I wrote a lot in that world. Mostly scraps of novels that I got frustrated with and abandoned. Mostly as a coping mechanism. I’d been especially struck by the visceral horror of the pictures taken during the Australian bushfires—people who had to evacuate to the beach as a last resort. What happens to those people, when the fire is fought back and they have to leave the safety of the beach? “Blue” finally came out of that.

This story is thick with emotions: the trauma of living through disaster, the terrifying knowledge of how close disaster is, and the sheer panic of life after what you expected to be the end. What flavor of emotion was foremost in your mind when you were writing this?

The feeling of being absolutely underwater was probably the frontrunner—that blind terror of launching headfirst into uncharted territory. What do you do with that, when you realize that the end of the world isn’t a hard stop and you kind-of just have to keep going? August is really, really afraid, because when I wrote “Blue” I was really, really afraid.

I found a lot that was familiar in August’s fear of creation. There’s something terrifying about the prospect of unleashing something raw in art that might let other people understand a deep part of you. Have you ever run into this as a creator?

“But what if people see it?” is probably my default setting as a creator, honestly. I’m not really the kind of person who can easily crack open my chest and share how I feel, so everything I write ends up feeling horribly exposing. Writing August was a relief, a vessel for me to pour these intense anxieties into. Sharing August feels like unpeeling all of my skin and inviting people to stare at my bones. The fear of being known and being seen is absolutely unmatched.
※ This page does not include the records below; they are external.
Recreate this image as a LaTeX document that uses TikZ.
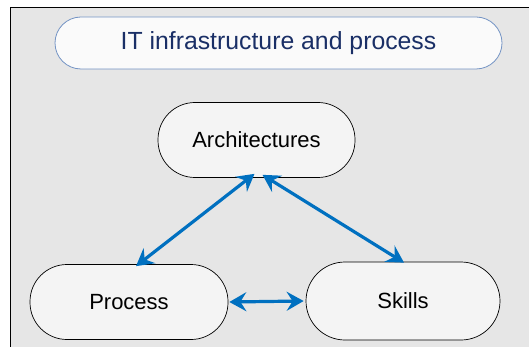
\documentclass[tikz,border=0pt]{standalone}
\usepackage{fontspec}
\setmainfont{Liberation Sans}
\usetikzlibrary{arrows.meta}
\definecolor{frameBg}{HTML}{E6E6E6}
\definecolor{pillFill}{HTML}{F4F4F4}
\definecolor{titleFill}{HTML}{FAFAFA}
\definecolor{titleLine}{HTML}{7393C4}
\definecolor{titleText}{HTML}{1A2F66}
\definecolor{arrowBlue}{HTML}{0070C0}
\tikzset{
  pill/.style={draw=black, line width=0.7pt, fill=pillFill, rounded corners=37pt,
    minimum height=75pt, inner sep=0pt, font=\fontsize{22}{25}\selectfont},
  titlepill/.style={draw=titleLine, line width=0.8pt, fill=titleFill, rounded corners=26pt,
    minimum width=447pt, minimum height=52pt, inner sep=0pt, text=titleText,
    font=\fontsize{24.8}{28}\selectfont},
  link/.style={draw=arrowBlue, line width=3.2pt,
    {Stealth[length=17pt,width=19pt,inset=6pt]}-{Stealth[length=17pt,width=19pt,inset=6pt]}}
}
\begin{document}
\begin{tikzpicture}[x=1pt,y=-1pt]
\useasboundingbox (0,0) rectangle (529,347);
\fill[white] (0,0) rectangle (529,347);
\draw[fill=frameBg, line width=1pt] (10.5,7.5) rectangle (545,365);
\node[titlepill] (title) at (278.5,43) {IT infrastructure and process};
\node[pill, minimum width=197pt] (arch) at (256.5,140) {Architectures};
\node[pill, minimum width=198pt] (proc) at (129,302) {Process};
\node[pill, minimum width=194pt, minimum height=78pt, rounded corners=39pt] (skills) at (403,301) {Skills};
\draw[link] ([xshift=-2pt,yshift=4pt]arch.south) -- ([xshift=7pt,yshift=-2pt]proc.north);
\draw[link] ([xshift=6pt,yshift=3pt]arch.south) -- ([xshift=1pt,yshift=-1pt]skills.north);
\draw[link] ([xshift=1pt]proc.east) -- ([xshift=-2pt]skills.west);
\end{tikzpicture}
\end{document}
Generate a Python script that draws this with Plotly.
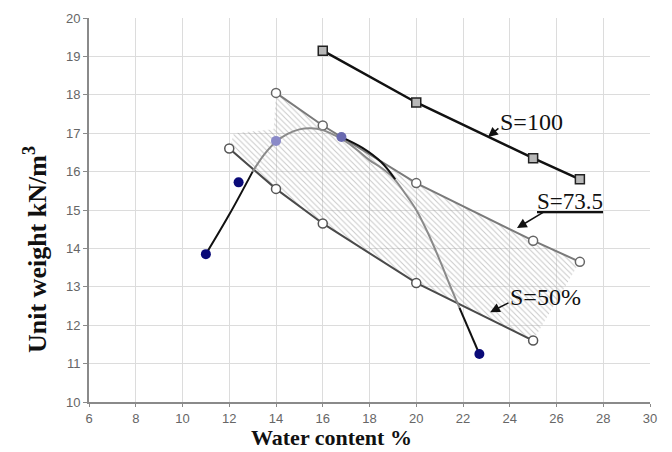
import plotly.graph_objects as go

# ---- data ----
s100_x = [16, 20, 25, 27]
s100_y = [19.15, 17.8, 16.35, 15.8]

s735_x = [14, 16, 20, 25, 27]
s735_y = [18.05, 17.2, 15.7, 14.2, 13.65]

s50_x = [12, 14, 16, 20, 25]
s50_y = [16.6, 15.55, 14.65, 13.1, 11.6]

# compaction test points
test_x = [11, 12.4, 14, 16.8, 22.7]
test_y = [13.85, 15.72, 16.8, 16.9, 11.25]
test_col = ["#0a0a78", "#0a0a78", "#8a8ac8", "#6a6ab0", "#0a0a78"]

# fitted compaction curve (gray)
curve_x = [13, 13.5, 14, 14.5, 15, 15.5, 16, 16.5, 17, 17.5, 18, 18.5, 19, 19.5, 20, 20.5, 21, 21.5, 21.85]
curve_y = [16.0, 16.45, 16.78, 16.98, 17.1, 17.13, 17.08, 16.95, 16.78, 16.55, 16.3, 16.1, 15.85, 15.45, 15.0, 14.4, 13.7, 12.95, 12.45]

# black curve pieces
blk_left_x = [11, 12, 13]
blk_left_y = [13.85, 14.88, 16.0]
blk_mid_x = [16.8, 17.7, 18.5, 19.1]
blk_mid_y = [16.9, 16.62, 16.25, 15.8]
blk_end_x = [21.85, 22.7]
blk_end_y = [12.45, 11.25]

# extra corner of the hatched zone
hatch_corner_x = [12.2, 13.9]
hatch_corner_y = [17.0, 17.1]

x_ticks = list(range(6, 31, 2))
y_ticks = list(range(10, 21, 1))

fig = go.Figure()

# hatched zone between S=50 and S=73.5
hx = s735_x + [s50_x[-1]] + s50_x[::-1][1:] + hatch_corner_x + [s735_x[0]]
hy = s735_y + [s50_y[-1]] + s50_y[::-1][1:] + hatch_corner_y + [s735_y[0]]
fig.add_trace(go.Scatter(
    x=hx, y=hy, mode="lines", fill="toself",
    line=dict(width=0, color="rgba(0,0,0,0)"),
    fillcolor="rgba(0,0,0,0)",
    fillpattern=dict(shape="\\", fgcolor="#939393", bgcolor="rgba(0,0,0,0)", size=4, solidity=0.25),
    hoverinfo="skip", showlegend=False))

# saturation lines
fig.add_trace(go.Scatter(x=s50_x, y=s50_y, mode="lines+markers",
    line=dict(color="#4a4a4a", width=2),
    marker=dict(symbol="circle", size=9, color="white", line=dict(color="#555", width=1.5)),
    showlegend=False))
fig.add_trace(go.Scatter(x=s735_x, y=s735_y, mode="lines+markers",
    line=dict(color="#7a7a7a", width=2),
    marker=dict(symbol="circle", size=9, color="white", line=dict(color="#666", width=1.5)),
    showlegend=False))
fig.add_trace(go.Scatter(x=s100_x, y=s100_y, mode="lines+markers",
    line=dict(color="#111", width=2.5),
    marker=dict(symbol="square", size=9, color="#b8b8b8", line=dict(color="#222", width=1.5)),
    showlegend=False))

# compaction curves
fig.add_trace(go.Scatter(x=curve_x, y=curve_y, mode="lines", line=dict(color="#8a8a8a", width=2, shape="spline"),
                         showlegend=False))
for bx, by in [(blk_left_x, blk_left_y), (blk_mid_x, blk_mid_y), (blk_end_x, blk_end_y)]:
    fig.add_trace(go.Scatter(x=bx, y=by, mode="lines", line=dict(color="#111", width=2, shape="spline"),
                             showlegend=False))

fig.add_trace(go.Scatter(x=test_x, y=test_y, mode="markers",
    marker=dict(size=10, color=test_col), showlegend=False))

serif = "Liberation Serif, Times New Roman, serif"

ann = []
# labels
ann.append(dict(x=24.91, y=17.29, text="S=100", showarrow=False, font=dict(family=serif, size=24, color="#111")))
ann.append(dict(x=26.58, y=15.23, text="<u>S=73.5</u>", showarrow=False, font=dict(family=serif, size=23, color="#111")))
ann.append(dict(x=25.51, y=12.73, text="S=50%", showarrow=False, font=dict(family=serif, size=24, color="#111")))
# arrows
for (hx_, hy_, tx_, ty_) in [(23.07, 16.9, 23.58, 17.16), (24.31, 14.53, 25.51, 14.97), (23.16, 12.34, 24.01, 12.6)]:
    ann.append(dict(x=hx_, y=hy_, ax=tx_, ay=ty_, axref="x", ayref="y", xref="x", yref="y", text="",
                    showarrow=True, arrowhead=2, arrowsize=1.3, arrowwidth=1.5, arrowcolor="#111"))
# axis titles
ann.append(dict(xref="paper", yref="paper", x=(331 - 89) / 561, y=-(451 - 402) / 384, text="<b>Water content %</b>",
                showarrow=False, font=dict(family=serif, size=22, color="#111"), xanchor="center", yanchor="bottom",
                borderpad=0))
ann.append(dict(xref="paper", yref="paper", x=-(89 - 35) / 561, y=(402 - 250) / 384, text="<b>Unit weight kN/m<sup>3</sup></b>",
                showarrow=False, textangle=-90, font=dict(family=serif, size=26, color="#111"), xanchor="center", yanchor="middle"))

fig.update_layout(
    width=672, height=452,
    margin=dict(l=89, r=22, t=18, b=50),
    paper_bgcolor="white", plot_bgcolor="white",
    annotations=ann,
    xaxis=dict(range=[6, 30], tickvals=x_ticks, ticktext=[str(v) for v in x_ticks],
               showgrid=True, gridcolor="#dcdcdc", gridwidth=1,
               showline=True, linecolor="#8a8a8a", linewidth=2,
               ticks="outside", ticklen=3, tickcolor="#8a8a8a",
               tickfont=dict(family="Liberation Sans, Arial, sans-serif", size=13, color="#666"),
               zeroline=False),
    yaxis=dict(range=[10, 20], tickvals=y_ticks, ticktext=[str(v) for v in y_ticks],
               showgrid=True, gridcolor="#dcdcdc", gridwidth=1,
               showline=True, linecolor="#8a8a8a", linewidth=2,
               ticks="outside", ticklen=4, tickcolor="#8a8a8a",
               tickfont=dict(family="Liberation Sans, Arial, sans-serif", size=13, color="#666"),
               zeroline=False),
)

fig.write_html("out.html", config={"displayModeBar": False},
               post_script="document.body.style.margin='0';document.body.style.overflow='hidden';")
That being said—“Blue” is one of my favorite things that I’ve ever written. I was trying to spin something sparkling and hopeful out of a time when the sky overhead was black and orange and my family and I were trying to figure out how we’d fit four animals and four people into one car if we had to evacuate. It’s incredible that I get to share her.

Contrasts fill this story: Santa Monica and Albuquerque, fire and water, the desire for connection and the fear of it. What about these contrasts spoke to you when you were putting this story together, and are there others you hoped to express that I didn’t see?

It just sort of happened, very instinctively, very much built around animal fear. When you’re afraid, convinced you’re going to die in a fire, what’s the one thing you want more than anything in the world? Water. When you’ve survived a city built on a hill, where do you run to feel safe? Somewhere flat and wide-open. When you’re starving for community, and struggling with a dramatically changed identity, what is your instinct? Shy away. Protect yourself first.

I think contrasts force us to find the complexities in between. “Blue” is a story of opposites, but it’s also rooted in the uncomfortable, complicated feelings that come with trying to reconcile those opposites. It’s something I’ve been tangling with since I developed this world, that wildling magic is born out of these awful traumas—and yet there’s wonder to be found in it. The world can be at its absolute rock bottom—and yet there’s still living that has to be done.

Is there anything you’re working on now that you’d like to talk about? What can our readers look forward to seeing from you in the future?

There’s so much I want to explore in this wildling world of August’s, the bonebreakers especially, and the people who are caught between the ordinary and the uncanny. It all started as a raging love letter to Southern California, though, so right now I’m agonizing over the zero draft of that novel. All wildfire, all smoke and destruction, a community shaped by a twenty-year-old tragedy. It’s got sharper teeth than “Blue,” but more than anything it’s about loving a place so much that it grows into your bones.